— WHAT YOU WILL DO —
State how many lines in the listing below include the word "this", and add nothing besides the number.

— RECORD EXCERPTS —
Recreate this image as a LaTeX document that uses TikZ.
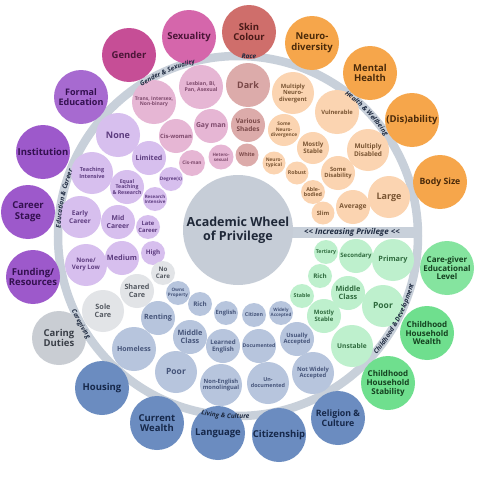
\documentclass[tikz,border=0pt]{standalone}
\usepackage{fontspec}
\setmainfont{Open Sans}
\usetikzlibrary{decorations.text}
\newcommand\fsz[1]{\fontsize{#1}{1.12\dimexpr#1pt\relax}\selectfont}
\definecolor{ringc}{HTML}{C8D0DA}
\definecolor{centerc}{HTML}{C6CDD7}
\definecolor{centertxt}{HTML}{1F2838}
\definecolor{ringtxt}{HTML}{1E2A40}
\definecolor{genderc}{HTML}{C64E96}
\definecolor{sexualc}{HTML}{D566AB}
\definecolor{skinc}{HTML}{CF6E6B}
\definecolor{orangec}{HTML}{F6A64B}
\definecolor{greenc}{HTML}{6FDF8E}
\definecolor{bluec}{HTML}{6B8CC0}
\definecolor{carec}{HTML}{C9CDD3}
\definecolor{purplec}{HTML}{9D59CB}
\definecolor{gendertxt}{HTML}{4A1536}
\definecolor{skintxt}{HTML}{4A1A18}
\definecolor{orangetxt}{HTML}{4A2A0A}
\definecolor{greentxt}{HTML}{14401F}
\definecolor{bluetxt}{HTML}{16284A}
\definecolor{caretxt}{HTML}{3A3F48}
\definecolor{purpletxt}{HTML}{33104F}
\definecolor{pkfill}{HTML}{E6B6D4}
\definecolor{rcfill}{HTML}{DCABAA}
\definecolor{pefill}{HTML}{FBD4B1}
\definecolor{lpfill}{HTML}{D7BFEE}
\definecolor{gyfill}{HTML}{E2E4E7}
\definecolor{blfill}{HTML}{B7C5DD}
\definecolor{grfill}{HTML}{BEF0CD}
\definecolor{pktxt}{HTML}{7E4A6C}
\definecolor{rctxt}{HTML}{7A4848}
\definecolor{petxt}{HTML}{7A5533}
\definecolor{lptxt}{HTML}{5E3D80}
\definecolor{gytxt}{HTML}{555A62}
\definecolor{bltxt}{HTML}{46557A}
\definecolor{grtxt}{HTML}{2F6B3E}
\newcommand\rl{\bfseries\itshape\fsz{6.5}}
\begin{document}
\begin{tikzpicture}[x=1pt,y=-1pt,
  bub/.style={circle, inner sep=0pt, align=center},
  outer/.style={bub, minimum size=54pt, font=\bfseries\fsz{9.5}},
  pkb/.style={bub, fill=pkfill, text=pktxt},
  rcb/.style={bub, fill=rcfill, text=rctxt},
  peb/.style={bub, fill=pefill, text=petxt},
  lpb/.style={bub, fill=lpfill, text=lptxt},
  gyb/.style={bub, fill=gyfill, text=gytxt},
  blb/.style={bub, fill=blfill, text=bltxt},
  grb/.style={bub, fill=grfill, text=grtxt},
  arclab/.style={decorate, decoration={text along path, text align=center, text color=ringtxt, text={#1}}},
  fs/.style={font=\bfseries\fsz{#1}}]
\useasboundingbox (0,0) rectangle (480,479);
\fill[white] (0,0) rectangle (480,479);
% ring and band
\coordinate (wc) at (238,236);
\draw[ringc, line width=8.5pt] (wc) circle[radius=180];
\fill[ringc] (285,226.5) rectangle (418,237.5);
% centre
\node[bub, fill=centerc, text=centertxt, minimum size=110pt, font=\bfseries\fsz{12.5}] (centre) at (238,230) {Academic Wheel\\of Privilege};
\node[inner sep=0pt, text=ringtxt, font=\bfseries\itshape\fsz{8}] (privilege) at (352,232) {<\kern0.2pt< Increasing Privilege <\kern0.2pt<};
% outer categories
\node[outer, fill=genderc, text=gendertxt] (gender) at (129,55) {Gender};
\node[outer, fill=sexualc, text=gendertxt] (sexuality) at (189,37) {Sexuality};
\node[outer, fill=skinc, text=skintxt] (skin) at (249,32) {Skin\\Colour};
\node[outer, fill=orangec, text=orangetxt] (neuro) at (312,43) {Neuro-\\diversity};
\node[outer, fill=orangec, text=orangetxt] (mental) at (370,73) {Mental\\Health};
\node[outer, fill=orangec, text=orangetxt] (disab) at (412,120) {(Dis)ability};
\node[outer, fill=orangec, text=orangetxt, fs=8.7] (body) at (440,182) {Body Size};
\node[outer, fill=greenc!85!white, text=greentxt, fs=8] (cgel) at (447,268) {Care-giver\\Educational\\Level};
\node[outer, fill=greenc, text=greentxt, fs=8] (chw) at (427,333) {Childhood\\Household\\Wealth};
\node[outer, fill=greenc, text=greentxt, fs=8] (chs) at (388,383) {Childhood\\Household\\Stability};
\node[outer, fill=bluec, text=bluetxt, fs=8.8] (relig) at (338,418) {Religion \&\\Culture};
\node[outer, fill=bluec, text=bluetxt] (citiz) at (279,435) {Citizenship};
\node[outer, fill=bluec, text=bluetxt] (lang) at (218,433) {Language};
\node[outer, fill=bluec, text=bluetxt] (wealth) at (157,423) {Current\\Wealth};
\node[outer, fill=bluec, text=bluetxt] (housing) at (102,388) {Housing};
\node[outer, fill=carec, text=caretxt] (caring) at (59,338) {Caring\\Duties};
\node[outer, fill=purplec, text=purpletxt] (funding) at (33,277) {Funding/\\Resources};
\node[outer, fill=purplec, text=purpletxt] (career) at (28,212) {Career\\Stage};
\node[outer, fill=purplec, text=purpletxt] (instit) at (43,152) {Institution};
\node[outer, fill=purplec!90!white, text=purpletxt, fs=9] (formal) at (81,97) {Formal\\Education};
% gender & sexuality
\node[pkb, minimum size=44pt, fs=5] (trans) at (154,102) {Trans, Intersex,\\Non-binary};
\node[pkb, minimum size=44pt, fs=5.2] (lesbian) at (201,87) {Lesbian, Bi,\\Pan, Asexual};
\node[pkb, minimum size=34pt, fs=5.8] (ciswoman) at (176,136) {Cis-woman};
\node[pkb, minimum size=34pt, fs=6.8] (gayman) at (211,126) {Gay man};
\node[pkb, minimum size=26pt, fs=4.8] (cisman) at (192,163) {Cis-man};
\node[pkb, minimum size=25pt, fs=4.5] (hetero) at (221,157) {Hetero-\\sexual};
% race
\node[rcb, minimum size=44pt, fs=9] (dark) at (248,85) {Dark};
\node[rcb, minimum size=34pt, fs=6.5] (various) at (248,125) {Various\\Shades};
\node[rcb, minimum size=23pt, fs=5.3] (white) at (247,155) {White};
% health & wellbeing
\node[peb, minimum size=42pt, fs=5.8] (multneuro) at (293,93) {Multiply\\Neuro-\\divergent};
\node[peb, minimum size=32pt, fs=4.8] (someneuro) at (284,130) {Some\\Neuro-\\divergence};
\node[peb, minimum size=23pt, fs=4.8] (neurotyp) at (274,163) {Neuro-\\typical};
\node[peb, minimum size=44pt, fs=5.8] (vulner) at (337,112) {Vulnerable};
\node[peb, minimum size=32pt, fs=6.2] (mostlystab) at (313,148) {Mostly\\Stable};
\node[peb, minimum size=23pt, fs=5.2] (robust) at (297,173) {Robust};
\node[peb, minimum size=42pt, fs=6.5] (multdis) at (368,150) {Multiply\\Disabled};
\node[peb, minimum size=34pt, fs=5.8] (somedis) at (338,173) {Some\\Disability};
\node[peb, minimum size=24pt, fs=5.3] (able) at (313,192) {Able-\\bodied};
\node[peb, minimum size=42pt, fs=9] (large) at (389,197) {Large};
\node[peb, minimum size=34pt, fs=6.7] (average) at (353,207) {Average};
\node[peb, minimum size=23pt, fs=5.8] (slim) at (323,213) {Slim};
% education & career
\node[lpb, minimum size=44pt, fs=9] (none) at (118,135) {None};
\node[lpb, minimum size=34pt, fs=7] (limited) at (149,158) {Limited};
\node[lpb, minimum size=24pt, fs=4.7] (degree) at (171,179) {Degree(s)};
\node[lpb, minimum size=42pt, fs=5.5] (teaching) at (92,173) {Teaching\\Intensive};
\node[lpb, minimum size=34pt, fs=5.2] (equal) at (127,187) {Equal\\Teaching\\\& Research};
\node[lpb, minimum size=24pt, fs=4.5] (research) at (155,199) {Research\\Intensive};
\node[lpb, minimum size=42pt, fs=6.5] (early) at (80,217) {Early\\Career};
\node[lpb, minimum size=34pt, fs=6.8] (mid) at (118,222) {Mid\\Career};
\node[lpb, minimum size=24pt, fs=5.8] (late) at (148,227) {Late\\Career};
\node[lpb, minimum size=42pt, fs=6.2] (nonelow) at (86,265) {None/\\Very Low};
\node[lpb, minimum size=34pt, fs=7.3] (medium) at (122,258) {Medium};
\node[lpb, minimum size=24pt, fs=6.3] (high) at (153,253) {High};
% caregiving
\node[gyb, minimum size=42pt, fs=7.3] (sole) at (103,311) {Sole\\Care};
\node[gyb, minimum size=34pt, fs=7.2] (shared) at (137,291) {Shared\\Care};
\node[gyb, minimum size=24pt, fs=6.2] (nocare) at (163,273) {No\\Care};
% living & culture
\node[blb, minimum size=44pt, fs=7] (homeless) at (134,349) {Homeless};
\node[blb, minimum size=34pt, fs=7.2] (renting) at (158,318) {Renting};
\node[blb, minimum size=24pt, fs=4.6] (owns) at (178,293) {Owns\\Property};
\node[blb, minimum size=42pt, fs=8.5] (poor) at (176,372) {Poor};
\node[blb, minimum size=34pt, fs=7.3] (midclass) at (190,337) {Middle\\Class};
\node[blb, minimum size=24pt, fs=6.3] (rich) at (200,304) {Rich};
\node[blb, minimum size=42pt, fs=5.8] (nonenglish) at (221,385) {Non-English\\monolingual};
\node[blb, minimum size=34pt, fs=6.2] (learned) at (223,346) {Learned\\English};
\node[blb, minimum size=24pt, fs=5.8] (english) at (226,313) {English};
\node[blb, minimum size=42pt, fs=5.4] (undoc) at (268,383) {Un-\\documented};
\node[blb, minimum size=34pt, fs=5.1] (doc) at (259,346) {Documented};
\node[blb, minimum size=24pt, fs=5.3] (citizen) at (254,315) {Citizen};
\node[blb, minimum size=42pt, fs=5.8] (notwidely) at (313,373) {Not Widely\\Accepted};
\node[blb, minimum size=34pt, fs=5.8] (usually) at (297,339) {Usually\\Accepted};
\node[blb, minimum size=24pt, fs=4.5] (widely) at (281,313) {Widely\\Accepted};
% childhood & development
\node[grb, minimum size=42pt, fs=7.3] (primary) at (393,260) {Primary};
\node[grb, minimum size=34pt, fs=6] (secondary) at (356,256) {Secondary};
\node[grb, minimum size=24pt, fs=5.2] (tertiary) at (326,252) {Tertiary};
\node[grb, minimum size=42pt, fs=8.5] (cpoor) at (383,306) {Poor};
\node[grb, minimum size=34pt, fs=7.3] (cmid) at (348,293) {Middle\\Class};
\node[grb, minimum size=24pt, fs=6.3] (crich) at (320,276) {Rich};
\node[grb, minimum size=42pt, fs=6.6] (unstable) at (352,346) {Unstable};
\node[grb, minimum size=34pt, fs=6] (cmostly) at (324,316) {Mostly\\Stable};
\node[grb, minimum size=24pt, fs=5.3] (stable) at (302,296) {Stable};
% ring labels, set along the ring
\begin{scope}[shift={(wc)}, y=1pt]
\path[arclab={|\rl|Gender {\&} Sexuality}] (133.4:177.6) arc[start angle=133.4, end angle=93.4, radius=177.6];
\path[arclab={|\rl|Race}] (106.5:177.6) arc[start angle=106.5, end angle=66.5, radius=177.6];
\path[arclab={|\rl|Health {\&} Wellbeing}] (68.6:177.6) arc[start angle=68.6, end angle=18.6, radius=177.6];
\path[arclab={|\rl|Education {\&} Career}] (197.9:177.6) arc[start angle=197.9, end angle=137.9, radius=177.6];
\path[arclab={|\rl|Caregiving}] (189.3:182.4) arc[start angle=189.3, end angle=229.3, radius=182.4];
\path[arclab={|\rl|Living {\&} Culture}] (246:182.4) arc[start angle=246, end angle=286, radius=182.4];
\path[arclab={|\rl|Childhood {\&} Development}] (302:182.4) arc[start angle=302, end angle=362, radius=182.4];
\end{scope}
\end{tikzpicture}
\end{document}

* * *

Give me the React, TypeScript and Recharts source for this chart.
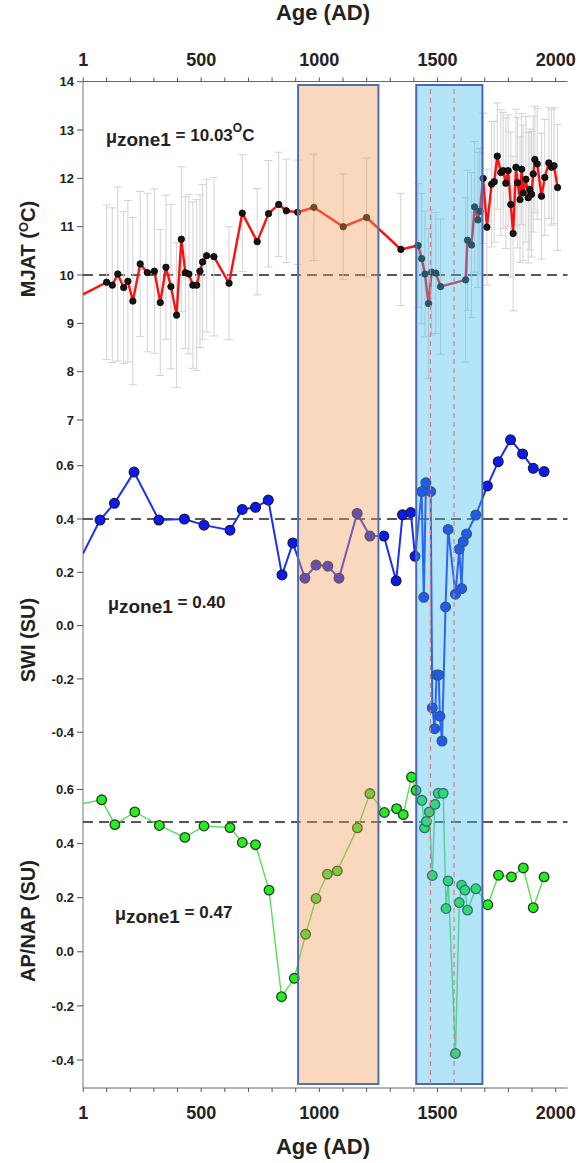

--

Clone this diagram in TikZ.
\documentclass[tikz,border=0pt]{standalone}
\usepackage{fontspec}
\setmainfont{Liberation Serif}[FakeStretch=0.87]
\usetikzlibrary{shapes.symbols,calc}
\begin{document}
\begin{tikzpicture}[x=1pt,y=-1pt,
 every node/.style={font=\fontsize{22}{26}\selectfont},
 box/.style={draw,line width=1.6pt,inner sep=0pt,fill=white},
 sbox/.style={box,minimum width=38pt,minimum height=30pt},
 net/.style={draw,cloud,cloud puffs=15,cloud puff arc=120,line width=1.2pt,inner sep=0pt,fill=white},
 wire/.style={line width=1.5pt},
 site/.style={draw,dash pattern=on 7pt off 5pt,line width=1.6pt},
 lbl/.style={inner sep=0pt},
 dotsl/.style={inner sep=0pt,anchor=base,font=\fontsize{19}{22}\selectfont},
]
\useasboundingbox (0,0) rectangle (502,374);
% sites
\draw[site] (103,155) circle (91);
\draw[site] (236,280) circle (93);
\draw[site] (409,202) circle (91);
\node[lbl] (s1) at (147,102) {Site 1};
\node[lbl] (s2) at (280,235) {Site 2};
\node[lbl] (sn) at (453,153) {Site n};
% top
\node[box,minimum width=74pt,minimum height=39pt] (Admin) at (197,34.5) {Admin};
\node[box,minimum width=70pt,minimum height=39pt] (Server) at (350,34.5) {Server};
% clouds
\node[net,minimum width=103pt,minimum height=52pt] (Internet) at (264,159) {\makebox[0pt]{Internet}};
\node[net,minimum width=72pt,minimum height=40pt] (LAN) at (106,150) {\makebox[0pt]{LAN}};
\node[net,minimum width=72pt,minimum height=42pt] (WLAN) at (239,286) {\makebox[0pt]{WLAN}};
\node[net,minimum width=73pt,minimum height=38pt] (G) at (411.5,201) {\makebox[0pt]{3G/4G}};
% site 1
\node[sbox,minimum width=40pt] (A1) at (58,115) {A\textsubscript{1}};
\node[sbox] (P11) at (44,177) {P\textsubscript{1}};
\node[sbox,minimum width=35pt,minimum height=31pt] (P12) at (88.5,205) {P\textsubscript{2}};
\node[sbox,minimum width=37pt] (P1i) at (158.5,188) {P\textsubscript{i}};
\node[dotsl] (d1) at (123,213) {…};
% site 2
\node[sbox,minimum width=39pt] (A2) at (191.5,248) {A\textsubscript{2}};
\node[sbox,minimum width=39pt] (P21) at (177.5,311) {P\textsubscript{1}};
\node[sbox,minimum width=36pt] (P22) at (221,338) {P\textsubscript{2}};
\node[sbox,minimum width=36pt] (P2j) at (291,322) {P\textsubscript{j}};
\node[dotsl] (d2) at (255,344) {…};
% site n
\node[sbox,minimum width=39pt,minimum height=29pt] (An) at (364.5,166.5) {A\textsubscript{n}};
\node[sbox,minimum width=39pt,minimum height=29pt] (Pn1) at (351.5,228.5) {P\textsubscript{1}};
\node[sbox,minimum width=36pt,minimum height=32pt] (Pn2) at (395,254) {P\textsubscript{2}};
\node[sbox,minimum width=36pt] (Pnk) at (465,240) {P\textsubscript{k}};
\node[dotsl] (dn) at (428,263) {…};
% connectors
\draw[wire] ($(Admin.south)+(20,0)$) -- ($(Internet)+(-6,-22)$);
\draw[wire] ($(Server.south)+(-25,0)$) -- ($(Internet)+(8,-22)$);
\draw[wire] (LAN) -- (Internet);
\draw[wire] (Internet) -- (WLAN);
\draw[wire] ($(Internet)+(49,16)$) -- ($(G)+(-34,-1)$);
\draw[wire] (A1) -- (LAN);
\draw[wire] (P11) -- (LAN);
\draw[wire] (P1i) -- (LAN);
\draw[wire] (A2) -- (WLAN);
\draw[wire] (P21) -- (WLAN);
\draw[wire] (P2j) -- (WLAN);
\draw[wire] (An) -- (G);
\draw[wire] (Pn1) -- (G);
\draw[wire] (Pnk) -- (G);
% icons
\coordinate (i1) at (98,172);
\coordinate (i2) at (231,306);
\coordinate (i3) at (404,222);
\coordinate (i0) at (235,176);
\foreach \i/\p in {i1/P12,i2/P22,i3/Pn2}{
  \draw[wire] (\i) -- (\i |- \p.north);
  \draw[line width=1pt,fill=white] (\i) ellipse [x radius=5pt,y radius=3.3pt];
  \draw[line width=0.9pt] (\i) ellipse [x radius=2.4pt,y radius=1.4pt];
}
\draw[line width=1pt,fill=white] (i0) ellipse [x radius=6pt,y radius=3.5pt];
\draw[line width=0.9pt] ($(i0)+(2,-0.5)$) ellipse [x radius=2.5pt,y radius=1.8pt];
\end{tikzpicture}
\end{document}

— TASK SOLUTION —
3